Apart from these four, there other highlands like the Satpura-Maikal and the eastern plateau regions. Both of these ranges lie to the south and the to the north- east of the Narmada-Sone valley, respectively. Districts like Chhindwara, Betul, Seoni, Balaghat, Mandla and parts of Khandwa and Khargone are nestled in the Satpura-Maikal ranges. With an average height of of 300 m, one can see several high peaks in these ranges. Dhoopgarh that rises to 1360 m above msl, is the highest peak of the state and is located in these ranges.
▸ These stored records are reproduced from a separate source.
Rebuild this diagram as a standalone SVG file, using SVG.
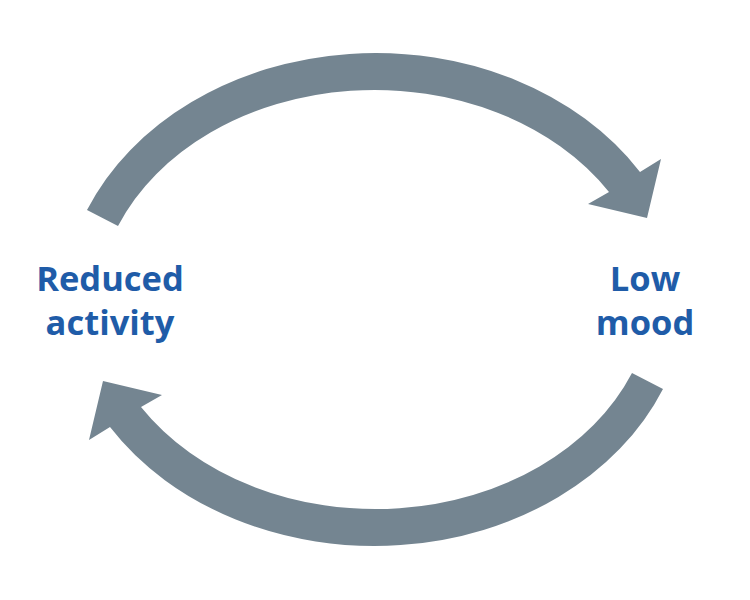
<svg xmlns="http://www.w3.org/2000/svg" xmlns:xlink="http://www.w3.org/1999/xlink" width="750" height="600" viewBox="0 0 750 600">
<style>
.arrow{fill:#748591;stroke:none}
.lbl{font-family:"Open Sans","Liberation Sans",sans-serif;font-weight:bold;font-size:34.5px;fill:#1f5ca8;text-anchor:middle}
</style>
<rect width="750" height="600" fill="#ffffff"/>
<g id="connectors">
<path id="arc-top" class="arrow" d="M 87 210 A 313 256 0 0 1 640 172 L 661 159 L 647 218 L 588 204 L 609 192 A 278 221 0 0 0 118 226 Z"/>
<path id="arc-bottom" class="arrow" d="M 87 210 A 313 256 0 0 1 640 172 L 661 159 L 647 218 L 588 204 L 609 192 A 278 221 0 0 0 118 226 Z" transform="rotate(180 375 299.5)"/>
</g>
<g id="node-reduced-activity">
<text class="lbl" x="110" y="291">Reduced</text>
<text class="lbl" x="110" y="335">activity</text>
</g>
<g id="node-low-mood">
<text class="lbl" x="645" y="291">Low</text>
<text class="lbl" x="645" y="335">mood</text>
</g>
</svg>
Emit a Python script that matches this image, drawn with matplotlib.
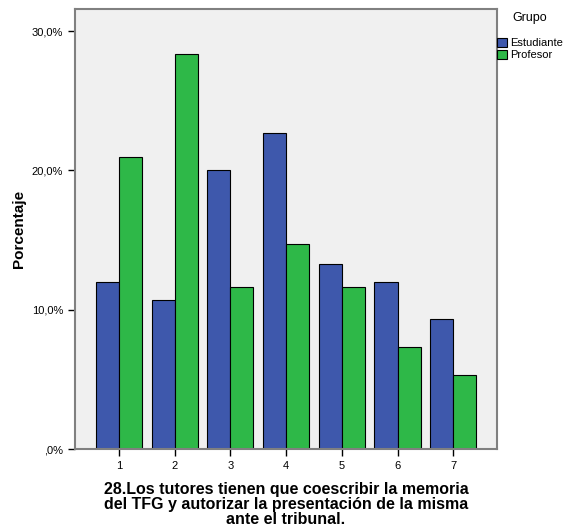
import matplotlib
matplotlib.use("Agg")
import matplotlib.pyplot as plt
import numpy as np

plt.rcParams['font.family'] = ['Liberation Sans', 'DejaVu Sans']

# datos
categorias = ["1", "2", "3", "4", "5", "6", "7"]
estudiante = [12.0, 10.7, 20.0, 22.7, 13.3, 12.0, 9.3]
profesor = [21.0, 28.4, 11.6, 14.7, 11.6, 7.3, 5.3]
y_ticks = [0, 10, 20, 30]
y_labels = [",0%", "10,0%", "20,0%", "30,0%"]

fig = plt.figure(figsize=(5.67, 5.27), dpi=100)
ax = fig.add_axes([0.132, 0.148, 0.745, 0.835])
ax.set_facecolor("#F0F0F0")

x = np.arange(1, len(categorias) + 1)
w = 0.413
ax.bar(x - w / 2, estudiante, w, color="#3E58AC", edgecolor="black",
       linewidth=0.8, label="Estudiante")
ax.bar(x + w / 2, profesor, w, color="#2EB848", edgecolor="black",
       linewidth=0.8, label="Profesor")

ax.set_xlim(0.21, 7.79)
ax.set_ylim(0, 31.6)
ax.set_xticks(x)
ax.set_xticklabels(categorias, fontsize=8)
ax.set_yticks(y_ticks)
ax.set_yticklabels(y_labels, fontsize=8)
ax.tick_params(length=5, width=1, color="black")
for s in ax.spines.values():
    s.set_color("#808080")
    s.set_linewidth(1.5)

ax.set_ylabel("Porcentaje", fontsize=11, fontweight="bold")
ax.yaxis.set_label_coords(-0.116, 0.5)
ax.set_xlabel("28.Los tutores tienen que coescribir la memoria\n"
              "del TFG y autorizar la presentación de la misma\n"
              "ante el tribunal.", fontsize=11.5, fontweight="bold",
              linespacing=1.0, labelpad=8)

# leyenda
fig.text(530 / 567, 1 - 18 / 527, "Grupo", fontsize=9, ha="center", va="center")
fig.legend(loc="upper left", bbox_to_anchor=(497 / 567, 1 - 38 / 527),
           fontsize=8, frameon=False, handlelength=0.9, handleheight=0.9,
           handletextpad=0.3, labelspacing=0.1, borderaxespad=0,
           borderpad=0)

fig.savefig("out.png", dpi=100)
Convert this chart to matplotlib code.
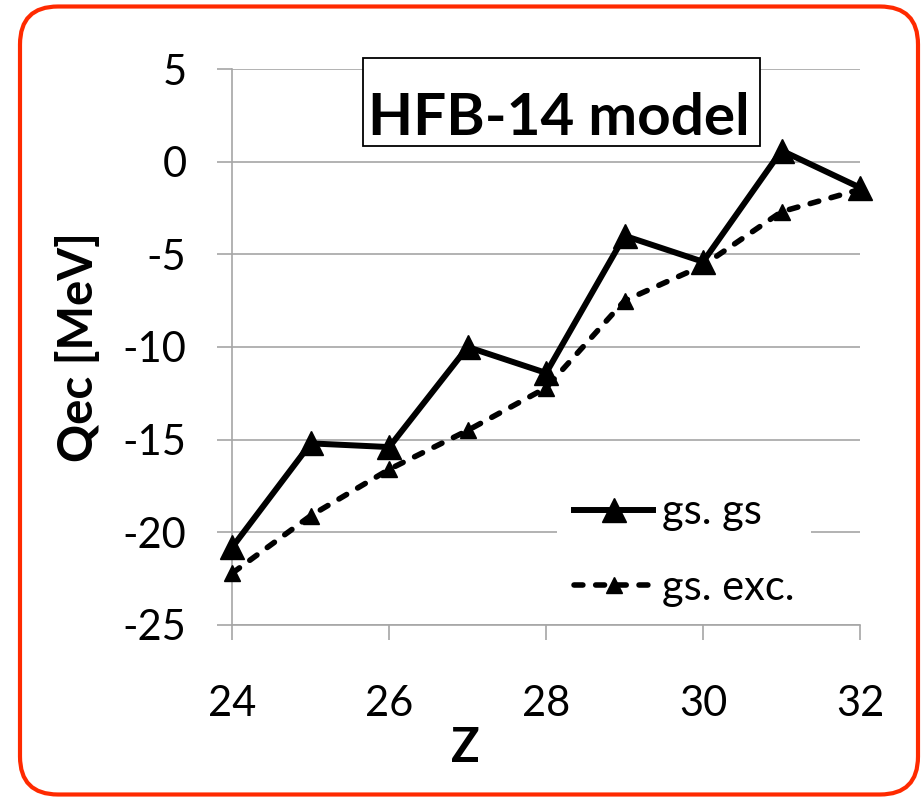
import matplotlib
matplotlib.use('Agg')
import matplotlib.pyplot as plt
from matplotlib.patches import FancyBboxPatch, Rectangle

# ---- data ----
Z = [24, 25, 26, 27, 28, 29, 30, 31, 32]
gs_gs = [-20.8, -15.2, -15.4, -10.0, -11.4, -4.0, -5.4, 0.6, -1.4]
gs_exc = [-22.2, -19.1, -16.6, -14.5, -12.2, -7.5, -5.6, -2.7, -1.5]
x_ticks = [24, 26, 28, 30, 32]
y_ticks = [-25, -20, -15, -10, -5, 0, 5]
series_labels = ["gs. gs", "gs. exc."]
title_text = "HFB-14 model"

plt.rcParams['font.family'] = ['Lato', 'DejaVu Sans']

W, H, DPI = 921, 797, 100
fig = plt.figure(figsize=(W / DPI, H / DPI), dpi=DPI)
fig.patch.set_facecolor('white')

# red rounded frame
frame = FancyBboxPatch((0.20, 0.025), 8.98, 7.88,
                       boxstyle="round,pad=0,rounding_size=0.38",
                       transform=fig.dpi_scale_trans, fill=False,
                       edgecolor='#ff2a00', linewidth=3.0)
fig.patches.append(frame)

AX_L, AX_R, AX_T, AX_B = 232.3, 860.0, 69.0, 625.0
ax = fig.add_axes([AX_L / W, 1 - AX_B / H, (AX_R - AX_L) / W, (AX_B - AX_T) / H])
grid_c = '#a6a6a6'

def ax_x(px):
    return (px - AX_L) / (AX_R - AX_L)

def ax_y(py):
    return (AX_B - py) / (AX_B - AX_T)

ax.plot(Z, gs_gs, color='black', lw=4.3, marker='^', markersize=17,
        label=series_labels[0], clip_on=False, zorder=4, solid_joinstyle='miter')
ax.plot(Z, gs_exc, color='black', lw=4.0, marker='^', markersize=11,
        dashes=(1.6, 2.3), dash_capstyle='round',
        label=series_labels[1], clip_on=False, zorder=3)

ax.set_xlim(24, 32)
ax.set_ylim(-25, 5)
ax.set_xticks(x_ticks)
ax.set_yticks(y_ticks)
ax.set_yticklabels([str(v) for v in y_ticks])
ax.yaxis.grid(True, color=grid_c, lw=1.2)
ax.set_axisbelow(True)
for s in ['top', 'right']:
    ax.spines[s].set_visible(False)
for s in ['left', 'bottom']:
    ax.spines[s].set_color(grid_c)
    ax.spines[s].set_linewidth(1.2)
ax.tick_params(axis='both', direction='out', length=11, width=1.2,
               color=grid_c, labelsize=30, labelcolor='black')
ax.tick_params(axis='x', pad=32)
ax.tick_params(axis='y', pad=22)

ax.set_xlabel("Z", fontsize=34, fontweight='bold')
ax.xaxis.set_label_coords(ax_x(465), ax_y(748))
ax.xaxis.label.set_va('center')
ax.set_ylabel("Qec [MeV]", fontsize=34, fontweight='bold')
ax.yaxis.set_label_coords(ax_x(78), 0.5)
ax.yaxis.label.set_va('center')

# title box
ax.add_patch(Rectangle((ax_x(363), ax_y(146)), ax_x(760) - ax_x(363), ax_y(58) - ax_y(146),
                       transform=ax.transAxes, facecolor='white', edgecolor='black',
                       lw=1.3, zorder=6, clip_on=False))
ax.text(ax_x(559), ax_y(135), title_text, transform=ax.transAxes,
        ha='center', va='baseline', fontsize=42, fontweight='bold', zorder=7)

leg = ax.legend(loc='center', bbox_to_anchor=(ax_x(684), ax_y(550)),
                frameon=True, facecolor='white', edgecolor='none', framealpha=1,
                fontsize=30, handlelength=1.9, handletextpad=0.2,
                labelspacing=0.9, numpoints=1, borderpad=0.4)
leg.set_zorder(5)

fig.savefig('out.png', dpi=DPI, facecolor='white')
Interestingly, the Satpuras ( forming the eastern part), is broader than the Maikal ranges which is the western part that extends in a way to form a semi-circle. The Maikal ranges give birth to the Amarkantak plateau, which originates out of both Narmada and Sone rivers. Johila, Macherwa, Denwa and Choti Tawa are the other rivers in the area that meets in the Narmada.
The Baghelkhand Plateau that lies between Maikal ranges and Chhattisgarh, is found in the eastern plateau region. This plateau has an elevation of 1033 m above MSL.